The RBFS telemetry architecture is based on Prometheus as an open-source systems monitoring and alerting toolkit. Prometheus is designed to pull metrics periodically and save them efficiently. It allows us to analyze the metrics with a powerful query language called PromQL. Also, an optional alert management is available. There is an opportunity to tie it together with its own services to integrate it into the system landscape. Data should have short retention times (default 15d).

This fits perfectly with the needs of BDS. The figure below shows how it fits in an overall architecture.

Figure 1. Prometheus in RBFS

To mitigate the short retention times, which fits to BDS but not in an overall telemetry process, the data can be stored in a centralized storage database (for example, Influx) this can be done by federation or via remote storage adapters. To distribute the alert messages from Prometheus, CTRLD functions as an "alertmanager webhook receiver", which takes the alert and distributes it to a log management tool.

Router deployment model

Prometheus DB is run on the router as a dedicated process. It ships with a package-time configuration to poll each BDS-capable speaker at periodic intervals. Initially the periodic interval is 1 second. The Prometheus Exposition format is a very simple HTTP-based GET query that asks a given BD speaker "Give me all your metrics". Each BD subscribes to the global.time-series.metric.config table, which contains an operator-configurable list of BDS targets. Only the BDS which is the master of a table responds. Next Prometheus polls the BD using the /metrics URL.

Figure 2. Prometheus in RBFS with the different scrape target

Storage efficiency

On average Prometheus uses only around 1-2 bytes per sample. Thus, to plan the capacity of a Prometheus server, you can use the rough formula:

needed_disk_space = retention_time_seconds * ingested_samples_per_second * bytes_per_sample

The single binaries disk space:

-rwxr-xr-x 1 root root 27M Sep 2 22:51 alertmanager +
-rwxr-xr-x 1 root root 81M Sep 2 22:51 prometheus +
-rwxr-xr-x 1 root root 49M Sep 3 19:55 promtool

Promtool is needed to test the configurations before set them to prometheus.

Alert

The alerting is configured through Prometheus. For more information, see alertmanager.

Role of CTRLD

Prometheus and Alertmanager register themselves in CTRLD, so that CTRLD is aware of these two services.
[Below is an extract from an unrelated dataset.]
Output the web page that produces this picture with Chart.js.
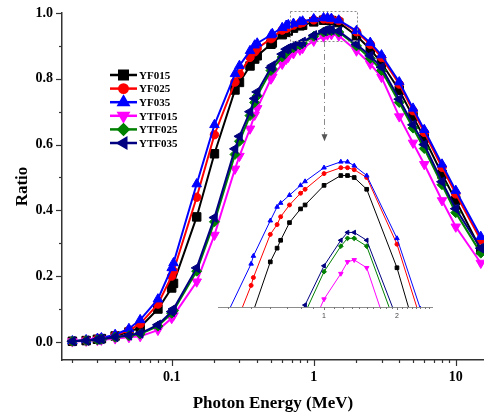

Refer to Figure-1, which provides an overview of the role of CTRLD.

Service state and Proxy

The registration of the services gives 2 advantages:

The operational state is an indicator that the service is up and running.
The proxy functionality of CTRLD can be used for Prometheus and alertmanager.

The proxy functionality is used for querying Prometheus directly:

curl 'http://198.51.100.125:19091/api/v1/rbfs/elements/rtbrick/services/prometheus/proxy/api/v1/query?query=up' | jq .

But it is also used for federation and therefore the following URL is used:

http://198.51.100.125:19091/api/v1/rbfs/elements/rtbrick/services/prometheus/proxy/federate

Alert distribution

CTRLD can forward the alerts from the alert manager to Graylog or any other REST endpoint.

API for Configuration

CTRLD provides a REST API Endpoint for the configuration of alerts and metrics.

Federation deployment model

Figure 3. Federation of Prometheus, Alertmanager and graylog target

Prometheus is intended to have at least one instance per datacenter usually; also with a global Prometheus for global graphing or alerting. Federation allows for pulling metrics and aggregations up the hierarchy.

In the global Prometheus config, this time-series is pulled:

prometheus.yml:

global:
  scrape_interval: 60s # By default, scrape targets every 15 seconds.
  # A scrape configuration containing exactly one endpoint to scrape:
scrape_configs:
  - job_name: "federate"

    honor_labels: true
    metrics_path: '/federate'
    params:
      'match[]':
        - '{job="bds"}'
    scrape_interval: 15s
    # Patterns for files from which target groups are extracted.
    file_sd_configs:
      - files:
          - ./bds.target.yml
        refresh_interval: 5m

The match[] here requests all BDS job time series. By following this job naming convention, you do not have to adjust the config whenever there is a new aggregating rule.

The targets itself can be configured in a separate file.

bds.target.yml:

- targets: ['198.51.100.125:19091']
  labels:
    __metrics_path__: "/api/v1/rbfs/elements/rtbrick/services/prometheus/proxy/federate"
    box: 125_rtbrick

IP Pool Monitoring and Export

The IP Pool Monitoring and Export functionality enables real-time insights into IP allocation and enables more efficient resource management. It provides 'usage' and 'size' attributes that allows for accurate monitoring IP pool utilization through TSDB and supports continuous export via Prometheus.

Supported Platforms

Not all features are necessarily supported on each hardware platform. Refer to the Platform Guide for the features and the sub-features that are or are not supported by each platform.